◆ Problem requirements ◆
Count every line below in which "this" occurs, then give only the count.

___ Data for the task

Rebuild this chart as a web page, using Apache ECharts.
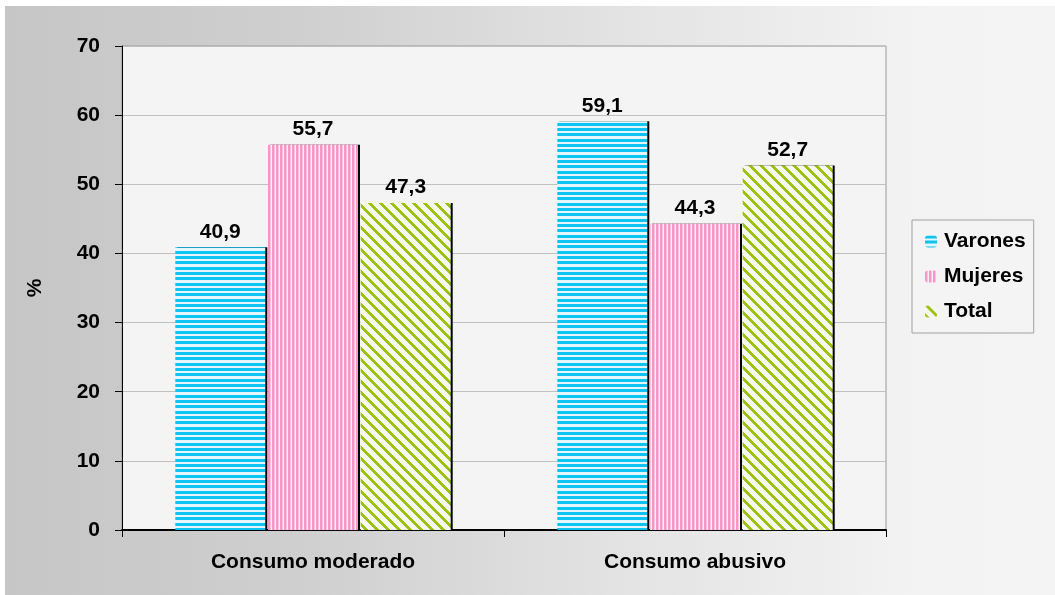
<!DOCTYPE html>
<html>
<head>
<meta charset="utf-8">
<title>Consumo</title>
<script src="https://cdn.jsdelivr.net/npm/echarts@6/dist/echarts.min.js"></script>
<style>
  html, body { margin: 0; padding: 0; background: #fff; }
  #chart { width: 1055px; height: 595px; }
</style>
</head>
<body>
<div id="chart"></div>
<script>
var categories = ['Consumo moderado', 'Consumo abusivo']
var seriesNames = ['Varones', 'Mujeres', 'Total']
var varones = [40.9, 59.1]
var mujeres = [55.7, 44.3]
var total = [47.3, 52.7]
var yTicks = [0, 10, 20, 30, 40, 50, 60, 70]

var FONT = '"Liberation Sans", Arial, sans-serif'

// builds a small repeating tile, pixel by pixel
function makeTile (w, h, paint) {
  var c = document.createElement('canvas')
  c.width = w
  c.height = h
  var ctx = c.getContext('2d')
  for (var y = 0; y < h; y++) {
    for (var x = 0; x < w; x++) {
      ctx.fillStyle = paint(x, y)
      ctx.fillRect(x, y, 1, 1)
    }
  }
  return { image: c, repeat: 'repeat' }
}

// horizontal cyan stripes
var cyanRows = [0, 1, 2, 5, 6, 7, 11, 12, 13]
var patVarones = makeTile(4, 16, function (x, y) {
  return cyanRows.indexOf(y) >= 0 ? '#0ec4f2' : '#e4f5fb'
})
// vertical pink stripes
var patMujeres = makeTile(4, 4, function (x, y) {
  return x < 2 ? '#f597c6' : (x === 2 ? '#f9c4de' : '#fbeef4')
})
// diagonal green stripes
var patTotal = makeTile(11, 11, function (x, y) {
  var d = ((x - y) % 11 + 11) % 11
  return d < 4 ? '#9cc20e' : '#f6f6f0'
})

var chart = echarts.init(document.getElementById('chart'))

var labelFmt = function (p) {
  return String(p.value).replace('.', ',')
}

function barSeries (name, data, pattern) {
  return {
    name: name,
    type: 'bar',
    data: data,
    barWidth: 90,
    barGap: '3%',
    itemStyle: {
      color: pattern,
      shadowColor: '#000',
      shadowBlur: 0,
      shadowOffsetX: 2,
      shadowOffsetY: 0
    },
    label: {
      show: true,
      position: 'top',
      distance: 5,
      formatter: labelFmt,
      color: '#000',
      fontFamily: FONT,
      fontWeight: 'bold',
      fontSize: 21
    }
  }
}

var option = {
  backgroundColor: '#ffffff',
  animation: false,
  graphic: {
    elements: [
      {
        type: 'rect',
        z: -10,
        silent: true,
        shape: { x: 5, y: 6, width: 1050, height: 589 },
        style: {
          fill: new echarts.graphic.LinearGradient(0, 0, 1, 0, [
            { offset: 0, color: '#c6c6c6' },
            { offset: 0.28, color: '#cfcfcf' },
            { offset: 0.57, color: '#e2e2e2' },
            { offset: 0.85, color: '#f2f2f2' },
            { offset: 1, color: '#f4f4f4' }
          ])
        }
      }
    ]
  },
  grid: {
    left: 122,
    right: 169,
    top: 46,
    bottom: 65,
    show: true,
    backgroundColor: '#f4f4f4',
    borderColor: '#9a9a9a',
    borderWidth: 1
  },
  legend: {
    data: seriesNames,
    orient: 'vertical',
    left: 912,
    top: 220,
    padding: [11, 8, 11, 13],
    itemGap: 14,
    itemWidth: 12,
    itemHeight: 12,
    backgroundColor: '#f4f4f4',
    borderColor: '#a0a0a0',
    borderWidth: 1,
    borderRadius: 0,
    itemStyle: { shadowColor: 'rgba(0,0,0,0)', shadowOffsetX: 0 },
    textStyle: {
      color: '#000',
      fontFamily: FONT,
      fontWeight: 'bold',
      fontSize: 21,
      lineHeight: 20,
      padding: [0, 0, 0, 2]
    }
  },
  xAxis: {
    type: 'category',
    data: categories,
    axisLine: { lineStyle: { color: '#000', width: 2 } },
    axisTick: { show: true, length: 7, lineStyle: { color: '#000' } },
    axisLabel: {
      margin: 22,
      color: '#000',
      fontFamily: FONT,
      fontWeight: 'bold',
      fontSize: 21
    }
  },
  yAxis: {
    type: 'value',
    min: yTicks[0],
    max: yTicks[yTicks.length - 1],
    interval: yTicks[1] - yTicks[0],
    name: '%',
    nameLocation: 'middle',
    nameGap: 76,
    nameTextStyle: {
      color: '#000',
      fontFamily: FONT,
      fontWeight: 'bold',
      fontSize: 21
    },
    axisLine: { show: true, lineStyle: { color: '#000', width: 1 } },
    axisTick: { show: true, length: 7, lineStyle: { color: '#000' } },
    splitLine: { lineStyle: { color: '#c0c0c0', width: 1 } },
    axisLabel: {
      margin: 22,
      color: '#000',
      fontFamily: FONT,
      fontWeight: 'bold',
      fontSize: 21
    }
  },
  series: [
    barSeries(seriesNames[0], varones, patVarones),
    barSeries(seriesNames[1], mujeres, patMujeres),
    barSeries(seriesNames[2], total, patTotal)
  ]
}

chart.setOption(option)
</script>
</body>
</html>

______
___ Data for the task

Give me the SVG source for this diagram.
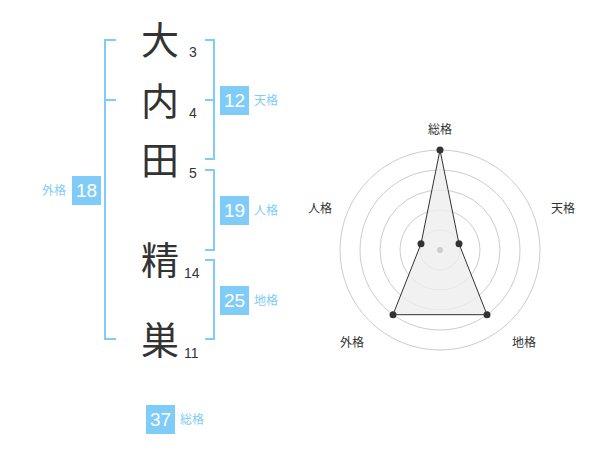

______

◆ Solution below ◆
2